Wilmers: That’s right. And that tends to get you more job turf, because the person who's just doing payroll used to also do other things that now you're the only one doing. The interesting upshot of this is that it means that as multitasking is decreasing among some workers, which is going to lower their wages, job turf is increasing among other workers, which is going to raise their wages. So that's why you end up with this within-workplace inequality effect among coworkers.

This finding has career management implications for people at all levels in an organization.  How could an employee apply this finding to his or her own work situation?

Wilmers: It suggests that, on the one hand, it makes sense to try to do lots of different things so that you're more versatile and building more skills. But on the other hand, you want to be doing things that other people in your workplace aren't already doing. You need to make yourself distinctive from your coworkers.

Right. And I assume that if you develop skills in an area that over time becomes less valuable to your employer, that probably won’t increase your wages. So, as an employee, I imagine you want to figure out: Are there tasks that I can put myself forward for that are valuable to the organization but nobody else is doing?

Wilmers: That's right. If you can find some kind of niche distinctive thing to be doing, that job turf could increase your bargaining power.

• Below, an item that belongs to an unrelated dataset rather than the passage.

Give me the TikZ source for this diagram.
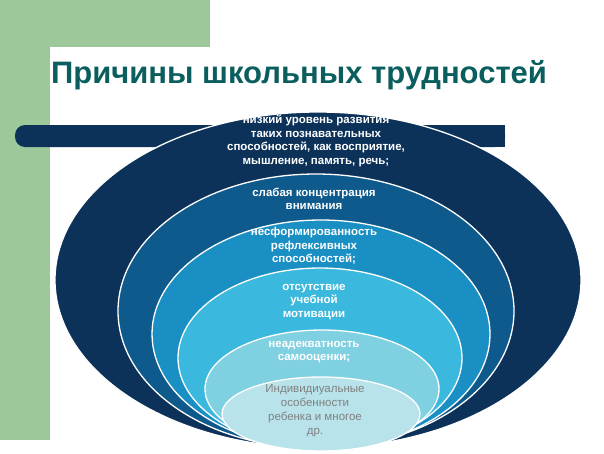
\documentclass[tikz,border=0pt]{standalone}
\usepackage{fontspec}
\setmainfont{Liberation Sans}
\definecolor{grn}{HTML}{9DC89A}
\definecolor{cA}{RGB}{12,50,89}
\definecolor{cB}{RGB}{15,90,140}
\definecolor{cC}{RGB}{26,143,196}
\definecolor{cD}{RGB}{59,184,221}
\definecolor{cE}{RGB}{127,208,224}
\definecolor{cF}{RGB}{184,227,234}
\definecolor{ttl}{RGB}{11,94,94}
\begin{document}
\begin{tikzpicture}[x=1pt,y=-1pt,
  lbl/.style={font=\bfseries\fontsize{11.5}{13.5}\selectfont,align=center,text=white,inner sep=0},
  ring/.style={draw=white,line width=1.3pt}]
\useasboundingbox (0,0) rectangle (604,453);
\fill[white] (0,0) rectangle (604,453);
\fill[grn] (0,0) rectangle (210,47);
\fill[grn] (0,0) rectangle (50,440);
\fill[white,rounded corners=12pt] (50,47) rectangle (260,120);
\node[font=\bfseries\fontsize{31}{34}\selectfont,text=ttl,inner sep=0] (title) at (299,75) {Причины школьных трудностей};
\fill[cA,rounded corners=10pt] (15,125) rectangle (505,147);
\fill[cA] (100,125) rectangle (505,147);
\filldraw[ring,fill=cA] (318,280) ellipse [x radius=263,y radius=168];
\filldraw[ring,fill=cB] (316,311) ellipse [x radius=198,y radius=137];
\filldraw[ring,fill=cC] (321,334) ellipse [x radius=169,y radius=114];
\filldraw[ring,fill=cD] (320,358) ellipse [x radius=142,y radius=90];
\filldraw[ring,fill=cE] (322,389) ellipse [x radius=117,y radius=59];
\filldraw[ring,fill=cF] (321,414) ellipse [x radius=99,y radius=37];
\node[lbl] (t1) at (316,141) {низкий уровень развития\\таких познавательных\\способностей, как восприятие,\\мышление, память, речь;};
\node[lbl] (t2) at (314,199) {слабая концентрация\\внимания};
\node[lbl] (t3) at (314,246) {несформированность\\рефлексивных\\способностей;};
\node[lbl] (t4) at (314,302) {отсутствие\\учебной\\мотивации};
\node[lbl] (t5) at (314,352) {неадекватность\\самооценки;};
\node[lbl,text=gray,font=\fontsize{11.5}{14}\selectfont] (t6) at (315,411) {Индивидиуальные\\особенности\\ребенка и многое\\др.};
\end{tikzpicture}
\end{document}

It strikes me that there's another implication of this research—which is that you really don't want to specialize in a task that other people in your workplace also do. I'm guessing that if you find yourself stuck just doing one task that other people in the company also can do, you should seek to get either something more distinctive to do or a greater variety of tasks.

Wilmers: Yes, sure.  

What's next in your research?

Wilmers: My main ongoing project involves trying to figure out how much of inequality is due to rising pay differences between occupations vs. differences between workplaces.  So far, we're finding that there's been an increase in workplaces that pay a lot and employ a lot of high-paying occupations and also an increase in workplaces that don't pay much and employ relatively lower-skilled occupations. But it’s too early to say much about that study; we can talk about that it at a later time.

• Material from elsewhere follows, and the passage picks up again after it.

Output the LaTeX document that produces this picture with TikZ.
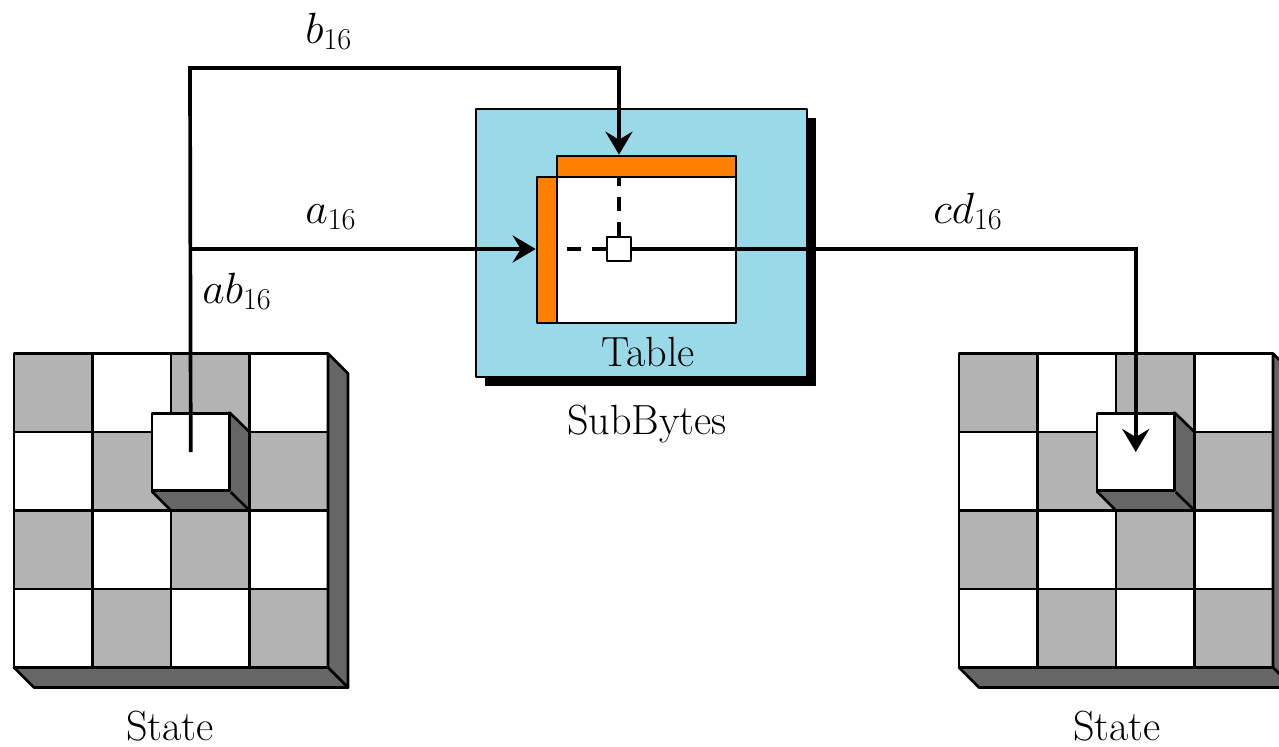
\documentclass[tikz,border=0pt]{standalone}
\usetikzlibrary{arrows.meta}

\definecolor{tablebg}{RGB}{154,217,232}
\definecolor{barorange}{RGB}{255,128,0}
\definecolor{cellgray}{RGB}{179,179,179}
\definecolor{sidegray}{RGB}{102,102,102}

\tikzset{
  wire/.style={line width=2.1pt},
  edge/.style={line width=1.5pt, line join=round},
  tip/.style={-{Stealth[length=0.46cm,width=0.54cm,inset=0.16cm]}},
  block/.style={draw, edge, fill=white, inner sep=0pt},
  bar/.style={draw, edge, fill=barorange, inner sep=0pt},
  lbl/.style={anchor=base west, inner sep=0pt},
  caption/.style={anchor=base, inner sep=0pt},
}

% one 4x4 state, #1 = name of its raised cell
\newcommand{\statebox}[1]{
  \foreach \r in {0,...,3}
    \foreach \c in {0,...,3} {
      \pgfmathparse{int(mod(\r+\c,2))}
      \ifnum\pgfmathresult=0 \def\cellfill{cellgray}\else\def\cellfill{white}\fi
      \filldraw[edge, fill=\cellfill] (78.5*\c,78.5*\r) rectangle ++(78.5,78.5);
    }
  \filldraw[edge, fill=sidegray] (314,0) -- (334,20) -- (334,334) -- (314,314) -- cycle;
  \filldraw[edge, fill=sidegray] (0,314) -- (20,334) -- (334,334) -- (314,314) -- cycle;
  % raised cell
  \filldraw[edge, fill=sidegray] (215.5,59) -- (235.5,78.5) -- (235.5,157) -- (157,157) -- (138,138) -- cycle;
  \node[block, minimum size=1.55cm] (#1) at (176.75,98.5) {};
  \draw[edge] (#1.south east) -- (235.5,157);
}

\begin{document}
\begin{tikzpicture}[x=0.02cm, y=-0.02cm, font=\fontsize{24}{28}\selectfont]
    \clip (0,0) rectangle (1279,747);

    % states
    \begin{scope}[shift={(14,353.5)}]
        \statebox{inL}
    \end{scope}
    \begin{scope}[shift={(959,353.5)}]
        \statebox{inR}
    \end{scope}
    \node[caption] (stateL) at (170,740) {State};
    \node[caption] (stateR) at (1117,740) {State};

    % SubBytes box with its table
    \fill (485,118) rectangle (816,386);
    \filldraw[edge, fill=tablebg] (476,109) rectangle (807,377);
    \node[block, minimum width=3.58cm, minimum height=2.92cm] (table) at (646.5,250) {};
    \node[bar, minimum width=3.58cm, minimum height=0.42cm] (colbar) at (646.5,166.5) {};
    \node[bar, minimum width=0.4cm, minimum height=2.92cm] (rowbar) at (547,250) {};
    \node[block, minimum size=0.48cm] (sel) at (619,249) {};
    \node[caption] (tablelbl) at (648,366) {Table};
    \node[caption] (sublbl) at (647,434) {SubBytes};

    % lookup
    \coordinate (btop) at (190,68);
    \draw[wire, tip] (inL.center) -- (btop) -| (sel |- colbar.north);
    \draw[wire, tip] (inL.center |- sel) -- (rowbar.west |- sel);
    \draw[wire, dash pattern=on 8pt off 6pt] (sel.west) -- (rowbar.east |- sel);
    \draw[wire, dash pattern=on 8pt off 6pt] (sel.north) -- (sel |- colbar.south);
    \draw[wire, tip] (sel.east) -| (inR.center);

    \node[lbl] (blbl) at (305,43) {$b_{16}$};
    \node[lbl] (albl) at (305,223) {$a_{16}$};
    \node[lbl] (ablbl) at (202,303) {$ab_{16}$};
    \node[lbl] (cdlbl) at (933,223) {$cd_{16}$};
\end{tikzpicture}
\end{document}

We've covered a lot in a relatively short interview. Are there important points that I've missed?

Wilmers: A fair question for you to ask would be, across these different kinds of things that affect inequality, which are the most important and explain most of the trend. Unfortunately, I can't answer that question yet. Going forward, hopefully I'll be able to do more to sort out which factors contributing to income inequality are most important.